France Gall le chantait, c’est de l’époque de Charlemagne que date l’école. Mais si l’idée de fonder l’école peut être attribuée à l’empereur, celui qui a animé cette école est Alcuin. Pour lancer l’enseignement des mathématiques, il aurait rédigé le manuscrit propositiones ad acuendos juvenes, un ensemble de propositions (de problèmes) pour aiguiser l’esprit des écoliers. On y trouve beaucoup de problèmes de passage de rivière faisant allusion à la nécessité, fréquente au moyen-âge, d’utiliser un bac (bateau) pour traverser une rivière.

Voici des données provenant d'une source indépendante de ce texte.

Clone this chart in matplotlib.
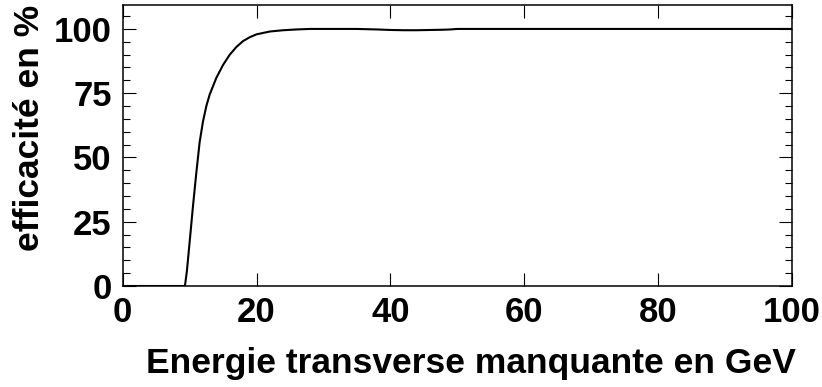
import matplotlib
matplotlib.use('Agg')
import matplotlib.pyplot as plt
from matplotlib.ticker import MultipleLocator

plt.rcParams['font.family'] = ['Liberation Sans', 'DejaVu Sans']
plt.rcParams['font.weight'] = 'bold'

# trigger efficiency vs missing transverse energy
met_gev = [0, 9.3, 9.6, 10.0, 10.5, 11.0, 11.5, 12.0, 12.5, 13.0, 14.0, 15.0,
           16.0, 17.0, 18.0, 19.0, 20.0, 22.0, 24.0, 26.0, 28.0, 30.0, 35.0,
           38.0, 40.0, 42.0, 44.0, 46.0, 48.0, 49.0, 50.0, 100.0]
eff_pct = [0, 0, 6, 17, 31, 44, 56, 64, 70, 74.5, 81, 86,
           90, 93, 95.3, 96.8, 97.9, 99.0, 99.5, 99.8, 100, 100, 100,
           99.8, 99.6, 99.5, 99.5, 99.6, 99.7, 99.8, 100, 100]

xticks = [0, 20, 40, 60, 80, 100]
yticks = [0, 25, 50, 75, 100]

fig = plt.figure(figsize=(8.22, 3.87), dpi=100)
ax = fig.add_axes([0.1493, 0.261, 0.8138, 0.726])

ax.plot(met_gev, eff_pct, color='black', lw=1.5)

ax.set_xlim(0, 100)
ax.set_ylim(0, 109.3)
ax.set_xticks(xticks)
ax.set_yticks(yticks)
ax.yaxis.set_minor_locator(MultipleLocator(5))

ax.tick_params(which='both', direction='in', top=True, right=True,
               width=0.8, labelsize=25)
ax.tick_params(which='major', length=9.5)
ax.tick_params(which='minor', length=5)
ax.tick_params(axis='x', pad=7)
ax.tick_params(axis='y', pad=8)
for lbl in ax.get_xticklabels() + ax.get_yticklabels():
    lbl.set_fontweight('bold')
for sp in ax.spines.values():
    sp.set_linewidth(1.1)

ax.set_xlabel('Energie transverse manquante en GeV', fontsize=25.5,
              fontweight='bold', va='center')
ax.set_ylabel('efficacité en %', fontsize=25.5, fontweight='bold')
ax.xaxis.set_label_coords(0.521, -0.275)
ax.yaxis.set_label_coords(-0.114, 0.564)

fig.savefig('out.png', dpi=100)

En fait, en appelant « état » une configuration d’un de ces problèmes (par exemple la liste des personnages présents sur la rive droite), on est ramené à l’étude d’un automate fini, et ces problèmes sont très étudiés en informatique, et très utilisés dans l’enseignement de celle-ci.
Aucune licorne, aucune chèvre, aucun chameau, aucun chou ni aucune pomme n’ont été maltraités durant l’élaboration de cet article, aux contributeurs multiples, nombreux et variés.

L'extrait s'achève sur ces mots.